ADATA SSD SD700 — to mi się podoba
Zanim przejdę do omówienia poszczególnych plusów testowanego sprzętu, muszę was uprzedzić, że będę lekko stronniczy. Dlaczego? SD700 naprawdę przypadł mi do gustu i choć doszukałem się minusów, nie są one (poza jednym) zbyt dokuczliwe. Do rzeczy.
Norma IP68 — dysk przenośny, jak sama nazwa wskazuje, ma być sprzętem mobilnym. Będziemy zabierać go ze sobą w przeróżne miejsca, niekoniecznie sprzyjające przechowywaniu elektroniki. Deszcz, piasek czy upadki — na te i inne czynniki narażamy codziennie pendrive’y oraz dyski SSD. Cześć ze sprzętu szybko poddaje się i odmawia posłuszeństwa. SD700 przeciwnie, radzi sobie z wodą i upadkami całkiem dobrze. Nic dziwnego, wszak IP68 zapewnia nam odporność na wodę. Upadki, nawet z dużej wysokości również nie stanowią dla dysku SSD ADATA problemu.

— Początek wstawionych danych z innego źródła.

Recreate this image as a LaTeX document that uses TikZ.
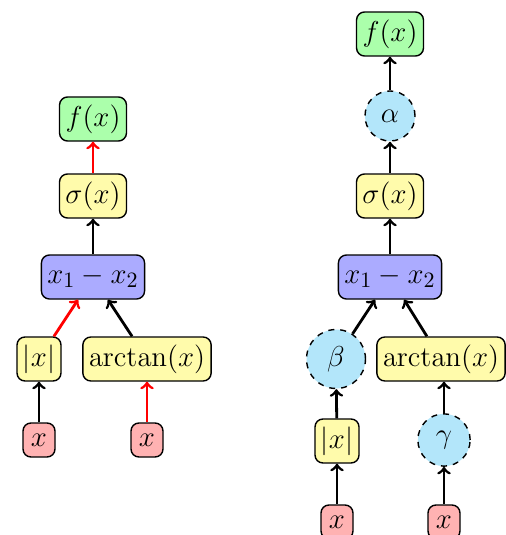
\documentclass[tikz,border=0pt]{standalone}
\usepackage{tikz}
\usetikzlibrary{shapes.geometric, arrows}

\begin{document}
\begin{tikzpicture}[
			x=0.5pt, y=-0.5pt,
			box/.style={
				rectangle,
				draw,
				rounded corners=4pt,
				line width=0.7pt,
				minimum height=22pt,
				inner xsep=3pt,
				align=center,
				font=\fontsize{15}{18}\selectfont
			},
			leaf/.style={box, fill=red!30, minimum height=17pt, minimum width=16pt, inner xsep=2pt, inner ysep=1pt},
			unary/.style={box, fill=yellow!33},
			binary/.style={box, fill=blue!33},
			output/.style={box, fill=green!33},
			weight/.style={
				circle,
				draw,
				dashed,
				line width=0.7pt,
				fill=cyan!30,
				inner sep=5pt,
				font=\fontsize{15}{18}\selectfont
			},
			arrow/.style={->, line width=1.4pt},
			grad/.style={arrow, red}
			]
			
			\useasboundingbox (0,0) rectangle (506,535);
			
			\node (fL) [output] at (93,119) {$f(x)$};
			\node (sL) [unary] at (93,196) {$\sigma(x)$};
			\node (dL) [binary] at (93,277) {$x_1 - x_2$};
			\node (aL) [unary] at (39,359) {$|x|$};
			\node (tL) [unary] at (147,359) {$\arctan(x)$};
			\node (xaL) [leaf] at (39,440) {$x$};
			\node (xtL) [leaf] at (147,440) {$x$};
			
			\draw [grad] (sL) -- (fL);
			\draw [arrow] (dL) -- (sL);
			\draw [grad] (aL) -- (dL);
			\draw [arrow] (tL) -- (dL);
			\draw [arrow] (xaL) -- (aL);
			\draw [grad] (xtL) -- (tL);
			
			\node (fR) [output] at (390,34) {$f(x)$};
			\node (alpha) [weight] at (390,116) {$\alpha$};
			\node (sR) [unary] at (390,196) {$\sigma(x)$};
			\node (dR) [binary] at (390,277) {$x_1 - x_2$};
			\node (beta) [weight] at (336,359) {$\beta$};
			\node (tR) [unary] at (441,359) {$\arctan(x)$};
			\node (aR) [unary] at (337,441) {$|x|$};
			\node (gamma) [weight] at (444,440) {$\gamma$};
			\node (xaR) [leaf] at (337,522) {$x$};
			\node (xtR) [leaf] at (444,522) {$x$};
			
			\draw [arrow] (alpha) -- (fR);
			\draw [arrow] (sR) -- (alpha);
			\draw [arrow] (dR) -- (sR);
			\draw [arrow] (beta) -- (dR);
			\draw [arrow] (tR) -- (dR);
			\draw [arrow] (aR) -- (beta);
			\draw [arrow] (gamma) -- (gamma |- tR.south);
			\draw [arrow] (xaR) -- (aR);
			\draw [arrow] (xtR) -- (gamma);
			
		\end{tikzpicture}
\end{document}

Prędkość i uniwersalność — testowany egzemplarz jest naprawdę szybki. To zasługa pamięci NAND flash 3D oraz sposobu połączenia z innymi urządzeniami przy wykorzystaniu interfejsu USB 3.1. Jak nie trudno zgadnąć, szybkość pozwala nam instalować na pamięci wymagające gry lub nawet bootować z przenośnego SSD system (macOS). To jednak nie wszystko. Z SD700 możemy skorzystać nie tylko w komputerach z Windows, macOS czy Linux/GNU. Pamięć jest również zgoda z Androidem.
Wygoda użytkowania — SD700 cechują niewielkie wymiary. Mówię to oczywiście ze świadomością, iż mam do czynienia z konstrukcją wzmacnianą. Mimo to z dysku korzysta się naprawdę przyjemnie, a co ważne, jego transport nie przysparza mi żadnych niedogodności. Obawiałem się, że gumowa otoczka będzie “hamować” SSD w przypadku wkładania do kieszeni, ale tak się nie dzieje, co mnie, jako użytkownika cieszy.
Co mi się nie spodobało?
Nie byłbym sobą, gdybym poprzestał na samych zaletach ADATA SSD SD700. Znalazłem minusy sprzętu i muszę wam o nich wspomnieć.
Wysoka cena — na chwilę obecną rzeczony model wyposażony w pamięć 256 GB kosztuje w uśrednieniu rynkowym około 520 zł. To sporo, dlatego można od biedy uznać to za wadę. Jeśli jednak potrzebujecie wydajnego i wytrzymałego na czynniki zewnętrzne sprzętu, czy naprawdę jest to kwota nie do przeskoczenia?
Zaślepka — SD700 jest konstrukcją wodoodporną. Aby jednak odporność na wodę była spełniona, należy domknąć gumową zaślepkę, która chroni gniazdo USB. Mam wrażenie, że zaślepka “siedzi” w obudowie zbyt luźno i istnieje szansa na to, że wypadnie. Co prawda jeszcze do tego nie doszło, ale samo wrażenie bywa irytujące. Nie mniej, sprawdzę ten szczegół dokładnie i wrócę do tego w pełnym teście ADATA SSD SD700.